There’s one food that says “Southern” more than fried chicken, fried okra, sweet tea or a “mess” of greens. That’s grits.
Uncultured folks in northern climes often ridicule us for our ground-corn porridge, which has a tradition going back to Native Americans, the original inhabitants of what’s now called the South. They’d grind their corn with a stone. None of my online historical sources say Native Americans ate their grits with a fried egg and bacon, but I’m sure they’d have enjoyed it.
Many Southern communities developed around gristmills, where farmers brought their corn for grinding. The fee paid to the miller usually was a portion of the ground corn. Like gold, grits were a form of currency.
I think the best grits still are stone-ground. Each “grit” is slightly bigger, courser and more flavorful. A bunch of them together on your breakfast plate are delicious with a pad of butter, egg, bacon, sausage or country ham and toast with blackberry jam.

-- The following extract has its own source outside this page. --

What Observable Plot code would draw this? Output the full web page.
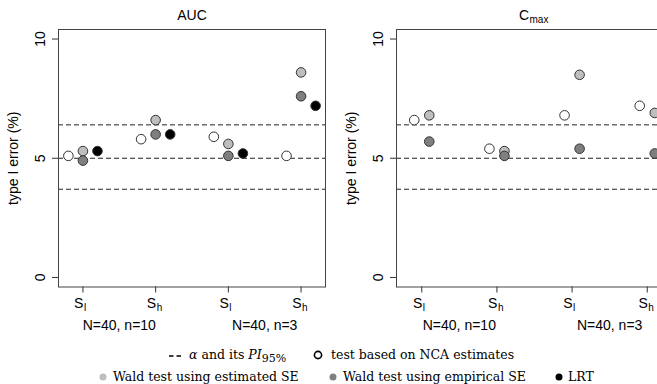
<!DOCTYPE html>
<html><head><meta charset="utf-8">
<script src="https://cdn.jsdelivr.net/npm/d3@7"></script>
<script src="https://cdn.jsdelivr.net/npm/@observablehq/plot@0.6"></script>
<style>
html,body{margin:0;padding:0;overflow:hidden;background:#fff;width:657px;height:384px}
#wrap{position:relative;width:657px;height:384px;overflow:hidden}
.leg{position:absolute;font-family:"DejaVu Serif",serif;font-size:12.5px;line-height:14px;white-space:nowrap;color:#000}
.sym{position:absolute}
</style></head><body><div id="wrap"></div>
<script>
// ---- data ----
const tickPos = [1, 2, 3, 4];
const tickMain = ["S", "S", "S", "S"];
const tickSub = ["l", "h", "l", "h"];
const groupLabels = ["N=40, n=10", "N=40, n=3"];
const groupCenters = [1.5, 3.5];
const piLines = [3.7, 5.0, 6.4];
const yTicks = [0, 5, 10];
const yLabel = "type I error (%)";

const aucNCA     = [5.1, 5.8, 5.9, 5.1];
const aucWaldEst = [5.3, 6.6, 5.6, 8.6];
const aucWaldEmp = [4.9, 6.0, 5.1, 7.6];
const aucLRT     = [5.3, 6.0, 5.2, 7.2];

const cmaxNCA     = [6.6, 5.4, 6.8, 7.2];
const cmaxWaldEst = [6.8, 5.3, 8.5, 6.9];
const cmaxWaldEmp = [5.7, 5.1, 5.4, 5.2];

const seriesNames = ["test based on NCA estimates", "Wald test using estimated SE", "Wald test using empirical SE", "LRT"];
const seriesFill = ["#ffffff", "#bebebe", "#7f7f7f", "#000000"];

// ---- drawing ----
const sans = "'Liberation Sans', Arial, Helvetica, sans-serif";
const wrap = document.getElementById("wrap");

function panel({title, titleSub, series, offsets, boxW, left}) {
  const data = [];
  series.forEach((vals, s) => {
    if (!vals) return;
    vals.forEach((v, i) => data.push({x: tickPos[i] + offsets[s], y: v, fill: seriesFill[s]}));
  });
  const ticks = tickPos.map((p, i) => ({p, main: tickMain[i], sub: tickSub[i]}));
  const groups = groupLabels.map((t, i) => ({t, c: groupCenters[i]}));
  const marks = [
    Plot.ruleY(piLines, {stroke: "#222", strokeWidth: 1, strokeDasharray: "5,3"}),
    Plot.dot(data, {x: "x", y: "y", r: 4.8, fill: "fill", stroke: "#333", strokeWidth: 1}),
    Plot.frame({stroke: "#444", strokeWidth: 1}),
    Plot.axisY({ticks: yTicks, tickSize: 6, tickFormat: () => "", label: null, stroke: "#333"}),
    Plot.text(yTicks, {y: d => d, text: d => String(d), frameAnchor: "left", dx: -18, rotate: -90, textAnchor: "middle", lineAnchor: "middle", fontSize: 14}),
    Plot.text([yLabel], {frameAnchor: "left", dx: -45, rotate: -90, textAnchor: "middle", lineAnchor: "middle", fontSize: 14}),
    Plot.axisX({ticks: tickPos, tickSize: 6, tickFormat: () => "", label: null, stroke: "#333"}),
    Plot.text(ticks, {x: "p", text: "main", frameAnchor: "bottom", dy: 17, dx: 0.5, textAnchor: "end", lineAnchor: "middle", fontSize: 14}),
    Plot.text(ticks, {x: "p", text: "sub", frameAnchor: "bottom", dy: 21, dx: 1, textAnchor: "start", lineAnchor: "middle", fontSize: 10}),
    Plot.text(groups, {x: "c", text: "t", frameAnchor: "bottom", dy: 38.5, lineAnchor: "middle", fontSize: 14})
  ];
  if (titleSub) {
    marks.push(Plot.text([title], {frameAnchor: "top", dy: -14, dx: -5.5, textAnchor: "end", lineAnchor: "middle", fontSize: 14}));
    marks.push(Plot.text([titleSub], {frameAnchor: "top", dy: -10, dx: -5, textAnchor: "start", lineAnchor: "middle", fontSize: 10}));
  } else {
    marks.push(Plot.text([title], {frameAnchor: "top", dy: -14, lineAnchor: "middle", fontSize: 14}));
  }
  const svg = Plot.plot({
    width: 58 + boxW + 5,
    height: 336,
    marginLeft: 58, marginRight: 5, marginTop: 29, marginBottom: 49.5,
    x: {domain: [0.664, 4.336], axis: null},
    y: {domain: [-0.4, 10.4], axis: null},
    style: {fontFamily: sans, fontSize: "14px", background: "transparent", color: "#000", overflow: "visible"},
    marks
  });
  svg.style.position = "absolute";
  svg.style.left = left + "px";
  svg.style.top = "0px";
  wrap.appendChild(svg);
}

panel({title: "AUC", series: [aucNCA, aucWaldEst, aucWaldEmp, aucLRT], offsets: [-0.2, 0, 0, 0.2], boxW: 267, left: 0});
panel({title: "C", titleSub: "max", series: [cmaxNCA, cmaxWaldEst, cmaxWaldEmp, null], offsets: [-0.1, 0.1, 0.1, 0], boxW: 276, left: 338});

// ---- legend ----
function sym(x, y, html) {
  const s = document.createElementNS("http://www.w3.org/2000/svg", "svg");
  s.setAttribute("class", "sym");
  s.setAttribute("width", 16); s.setAttribute("height", 12);
  s.style.left = (x - 8) + "px"; s.style.top = (y - 6) + "px";
  s.innerHTML = html;
  wrap.appendChild(s);
}
function label(x, top, html) {
  const d = document.createElement("div");
  d.className = "leg";
  d.style.left = x + "px"; d.style.top = top + "px";
  d.innerHTML = html;
  wrap.appendChild(d);
}
const row1 = 348, row2 = 370;
sym(176, row1 + 8, '<line x1="1" x2="15" y1="6" y2="6" stroke="#000" stroke-width="1.3" stroke-dasharray="4.5,3"/>');
label(189, row1, '<i>α</i> and its <i>PI</i><span style="font-size:11px;position:relative;top:3px">95%</span>');
sym(318, row1 + 7, '<circle cx="8" cy="6" r="3.6" fill="none" stroke="#000" stroke-width="1.6"/>');
label(331, row1, seriesNames[0]);
sym(103, row2 + 7, `<circle cx="8" cy="6" r="3.5" fill="${seriesFill[1]}"/>`);
label(113, row2, seriesNames[1]);
sym(333, row2 + 7, `<circle cx="8" cy="6" r="3.5" fill="${seriesFill[2]}"/>`);
label(343, row2, seriesNames[2]);
sym(559, row2 + 7, `<circle cx="8" cy="6" r="3.5" fill="${seriesFill[3]}"/>`);
label(568, row2, seriesNames[3]);
</script>
</body></html>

Grit? Let me point out that Lay’s tater chips are not the only thing you can’t eat just one of. Grits can be white or yellow, depending on the color of the corn. You’re not limited to eating grits for breakfast only. My wife even made a delicious grits pie, which tastes a lot like coconut custard pie.

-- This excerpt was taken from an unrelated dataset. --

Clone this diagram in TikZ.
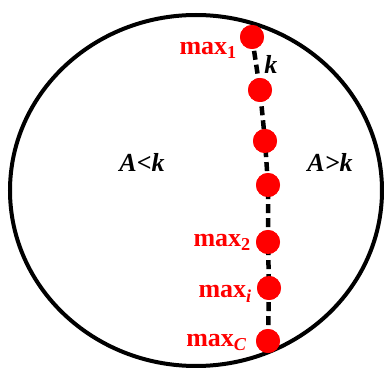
\documentclass[tikz,border=0pt]{standalone}
\usepackage{fontspec}
\setmainfont{Liberation Serif}
\usetikzlibrary{positioning}

\begin{document}
\begin{tikzpicture}[
  x=1pt, y=-1pt,
  maxdot/.style={circle, fill=red, inner sep=0pt, minimum size=24pt},
  maxlab/.style={text=red, font=\fontsize{26}{30}\selectfont\bfseries, anchor=base east, inner sep=0pt},
  region/.style={font=\fontsize{26}{30}\selectfont\bfseries\itshape, anchor=base, inner sep=0pt},
  chain/.style={line width=4.5pt, dash pattern=on 9pt off 5pt}
]
\useasboundingbox (0,0) rectangle (384,369);
\draw[line width=4pt] (196,190.5) ellipse [x radius=186, y radius=175.5];
% points along the line
\node[maxdot] (m1) at (252,37) {};
\node[maxdot] (m2) at (260,90) {};
\node[maxdot] (m3) at (265,141) {};
\node[maxdot] (m4) at (268,185) {};
\node[maxdot] (m5) at (268,242) {};
\node[maxdot] (m6) at (269,288) {};
\node[maxdot] (m7) at (268,341) {};
\draw[chain] (m1.center) -- (m2.center) -- (m3.center) -- (m4.center) -- (m5.center) -- (m6.center) -- (m7.center);
\foreach \n in {m1,m2,m3,m4,m5,m6,m7} \node[maxdot] at (\n) {};
% labels
\node[maxlab] (l1) at (237,55) {max\textsubscript{1}};
\node[maxlab] (l2) at (251,247) {max\textsubscript{2}};
\node[maxlab] (li) at (252,298) {max\textsubscript{\textit{i}}};
\node[maxlab] (lc) at (247,347) {max\textsubscript{\textit{C}}};
\node[region] (k) at (271,74) {k};
\node[region] (lo) at (142,172) {A<k};
\node[region] (hi) at (330,172) {A>k};
\end{tikzpicture}
\end{document}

By adding cheddar cheese and butter to your grits, you have a perfect side dish for any seafood. The best cheese grits I’ve had are found at Skipper’s Fish Camp in Darien. Their cheese grits are so good, I save a few spoonfuls for the end of my meal, so I can retain that wonderful taste for the drive home.
To make cheese grits, you’ve got to first make grits. For whatever amount of grits you use, add more than four times that much water. Bring to a boil, adding salt and pepper. When this lava-like solution starts to thicken, add butter and cheese. I like a lot of both and prefer a cheddar-jack cheese and sometimes a little mozzarella.
For breakfast, I’ll fry a couple large eggs over-easy in the bacon or sausage drippings, then add them to my grits. If I’m enjoying grilled fish and shrimp for supper, I like to turn up my plate and allow some of the juice from my seafood to drip into my cheese grits.
No, I don’t care what other restaurant patrons think of me playing with my food. I will, however, resist the temptation to lick the last bit of grits from the bowl.
Grits and sausage gravy make a heavenly combo. Whenever she makes sausage gravy, my wife prepares biscuits and grits. I mix some gravy in my grits and a lot over my biscuits. This combination of biscuits, gravy and grits are a hungry man’s breakfast, though hungry ladies can appreciate it, too.
I mentioned frying my eggs in bacon or sausage drippings, but deliberately didn’t mention country-ham drippings. Country-ham drippings are off-limits. My wife uses ham drippings to make red-eye gravy. If you’ve never had red-eye gravy in your grits or drizzled on a country-ham biscuit, you need to get out more often.
To make red-eye gravy, add some fresh coffee to the pan with the country ham drippings. Stir, adding a tiny bit of all-purpose flour. I emphasize a tiny bit. You want it to be a dark-brown soupy mixture that’s so good, you can pour it on a Brussels sprout and make that awful, green eyeball tasty.
Northerners often ask a question similar to the question asked by the Israelites about the manna from heaven. They say, “What is it?” This similarity has led some to believe that grits are that manna from heaven.
I think, however, because Moses had to beat a rock with a stick to get water for his people, it would have taken a miracle of biblical proportions to get enough water in a desert to make grits for that many people, six days a week.
Since the Bible says nothing about this miracle, I tend to agree with the website, GAgirl.com. This unidentified lady says grits are formed beneath the Earth under extreme heat and pressure. It takes 1,000 years to form one grit. Moreover, she says most of the world’s grits are mined in Southern Georgia, the entrance to which is guarded day and night by armed guards and attack dogs. It makes sense to me. Grits still are as good as gold.
In 2002, Georgia declared grits to be the Peach State’s “officially prepared food.” I like that. Grits are a Southern thing, made by Southerners for Southerners. Yankees can enjoy them, too — so long as they keep their snobby comments to themselves.